After much effort, he persuaded one of the uncles from the family tree, based in Mumbai, to get a DNA test done. To compare DNA profiles takes two months, and the results arrived last month, changing Kaper’s life forever. Tests proved that their DNA overwhelmingly matched to the extent this uncle, 10 years older than him, is actually his paternal half-brother. Put simply, the two have the same father. Kaper’s biological father, who died a few years ago, was having an extramarital relationship with his biological mother. This information came as a rude shock to his newfound halfbrother.

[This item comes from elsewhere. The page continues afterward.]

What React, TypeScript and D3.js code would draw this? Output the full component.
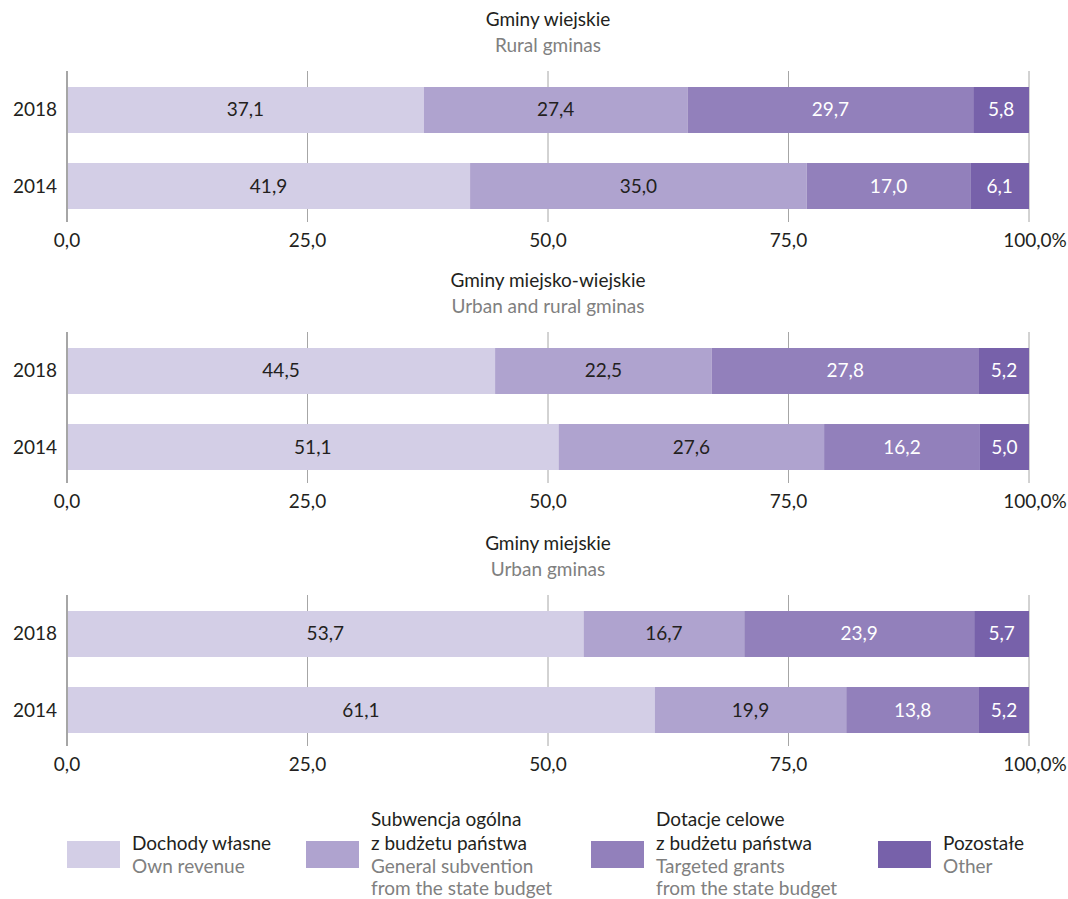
import React from "react";
import * as d3 from "d3";

if (typeof document !== "undefined") {
  document.body.style.margin = "0";
}

const panelTitles = ["Gminy wiejskie", "Gminy miejsko-wiejskie", "Gminy miejskie"];
const panelSubtitles = ["Rural gminas", "Urban and rural gminas", "Urban gminas"];
const years = ["2018", "2014"];
const seriesKeys = ["own", "general", "targeted", "other"];
const seriesPl = ["Dochody własne", "Subwencja ogólna\nz budżetu państwa", "Dotacje celowe\nz budżetu państwa", "Pozostałe"];
const seriesEn = ["Own revenue", "General subvention\nfrom the state budget", "Targeted grants\nfrom the state budget", "Other"];
const colors = ["#d3cee6", "#afa3cf", "#9280bb", "#7761aa"];
const textColors = ["#231f20", "#231f20", "#ffffff", "#ffffff"];

const ruralValues = [
  [37.1, 27.4, 29.7, 5.8],
  [41.9, 35.0, 17.0, 6.1],
];
const urbanRuralValues = [
  [44.5, 22.5, 27.8, 5.2],
  [51.1, 27.6, 16.2, 5.0],
];
const urbanValues = [
  [53.7, 16.7, 23.9, 5.7],
  [61.1, 19.9, 13.8, 5.2],
];
const panelsData = [ruralValues, urbanRuralValues, urbanValues];
const ticks = [0, 25, 50, 75, 100];
const tickLabels = ["0,0", "25,0", "50,0", "75,0", "100,0%"];

const FONT = "Lato, 'Open Sans', sans-serif";
const FS = 19;

export default function App() {
  const W = 1068, H = 899;
  const x = d3.scaleLinear().domain([0, 100]).range([67, 1029]);
  const panelTops = [0, 261, 524];
  const y = d3.scaleBand().domain(years).range([87, 209]).paddingInner(0.395).paddingOuter(0);
  const fmt = (v: number) => v.toFixed(1).replace(".", ",");

  return (
    <svg width={W} height={H} style={{ display: "block" }} fontFamily={FONT}>
      <rect width={W} height={H} fill="#fff" />
      {panelsData.map((rows, pi) => {
        const top = panelTops[pi];
        return (
          <g key={pi} transform={`translate(0,${top})`}>
            <text x={548} y={26} textAnchor="middle" fontSize={FS} fill="#231f20">{panelTitles[pi]}</text>
            <text x={548} y={52} textAnchor="middle" fontSize={FS} fill="#808080">{panelSubtitles[pi]}</text>
            {ticks.map((t, i) => (
              <line key={t} x1={x(t)} x2={x(t)} y1={71} y2={222} stroke={i === 0 ? "#888" : "#a6a6a6"} strokeWidth={i === 0 ? 1.5 : 1} />
            ))}
            {rows.map((vals, ri) => {
              const stack = d3.cumsum([0, ...vals]);
              const yy = y(years[ri])!;
              return (
                <g key={ri}>
                  <text x={57} y={yy + y.bandwidth() / 2 + 6.5} textAnchor="end" fontSize={FS} fill="#231f20">{years[ri]}</text>
                  {vals.map((v, si) => {
                    const x0 = x(stack[si]);
                    const x1 = si === vals.length - 1 ? x(100) : x(stack[si + 1]);
                    return (
                      <g key={si}>
                        <rect x={x0 + (si === 0 ? 1 : 0)} y={yy} width={x1 - x0 - (si === 0 ? 1 : 0)} height={y.bandwidth()} fill={colors[si]} />
                        <text x={(x0 + x1) / 2} y={yy + y.bandwidth() / 2 + 6.5} textAnchor="middle" fontSize={FS} fill={textColors[si]}>{fmt(v)}</text>
                      </g>
                    );
                  })}
                </g>
              );
            })}
            {ticks.map((t, i) => (
              <text key={t} x={x(t) + (i === ticks.length - 1 ? 6 : 0)} y={247} textAnchor="middle" fontSize={FS} fill="#231f20">{tickLabels[i]}</text>
            ))}
          </g>
        );
      })}
      {seriesKeys.map((k, i) => {
        const sx = [67, 306, 591, 878][i];
        const pl = seriesPl[i].split("\n");
        const en = seriesEn[i].split("\n");
        const startLine = pl.length === 2 ? 0 : 1;
        const baselines = [826, 849.5, 872.5, 895];
        return (
          <g key={k}>
            <rect x={sx} y={841} width={53} height={27} fill={colors[i]} />
            {pl.map((s, j) => (
              <text key={"p" + j} x={sx + 65} y={baselines[startLine + j]} fontSize={FS} fill="#231f20">{s}</text>
            ))}
            {en.map((s, j) => (
              <text key={"e" + j} x={sx + 65} y={baselines[startLine + pl.length + j]} fontSize={FS} fill="#808080">{s}</text>
            ))}
          </g>
        );
      })}
    </svg>
  );
}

Kaper has helped many adopted people in similar quests get the satisfaction of connecting to his bloodline.

ARUN DOHLE

In 1973, German couple Michael and Gertrude Dohle adopted Arun from Kusumbai Motichand Mahila Seva Gram in Pune. Like Kaper, he grew up with an adopted sister, “brown children of white parents,” he says. He experienced a tension between the two identities and made up his mind to look for his roots.

It took 17 years, including seven years of intense litigation, The matter went to the Supreme Court to force the authorities to show him his adoption papers that would reveal the identity of his mother. Dohle met his mother in 2010. It was a somber, composed yet emotional meeting. Dohle says his adoptive parents were friends of NCP leader Sharad Pawar’s brother Pratap, the one who’d facilitated the adoption.

Unlike many others, Dohle had an advantage, his adoption was well documented. Dohle helped others in similar quests. He found that the adoption is no act of benevolence but human trafficking, a “forced migration” and a “form of contemporary slavery.” Given the money involved, market forces of demand and supply are at play and some 1,000 children are exported every year from India. His own adoption was shown to German authorities as a case of an abandoned child to circumvent the need to seek permission from his biological mother. He calls the whole process as “erasing my original identity.”

Dohle is not against adoption but “the trade in children in the name of adoption.” With a like-minded EU bureaucrat Roelie Post, he founded an NGO called Against Child Trafficking (ACT) and unearthed adoption scandal after scandal in India, Ethiopia, Sri Lanka, Columbia, Thailand— to name a few that involved abduction of children, false documentation and cash trails. Last year, Post was fired from the EU.

Dohle clarifies that adoption has little to with child protection, which is the responsibility of the State, and for that, the government should support the poor as poverty — and rarely a child born out of wedlock — is the single largest cause of parents deserting children. He has been fighting this protracted battle without any institutional or financial support. There has been some success, recently the Dutch Council for Criminal Justice and the Protection of Juveniles, on its own initiative, has advised phasing out intercountry adoption with immediate effect.

But it has taken a heavy toll. Dohle who spends a lot of time in Pune says his situation in life is quite “dramatic” as “I have given up my flat (in Germany), social security system. I worked hard with no compensation, struggled to change the adoption laws in EU, and I’m not in touch with my adopted family.” Hopefully, there’s the light at the end of the tunnel he’s in.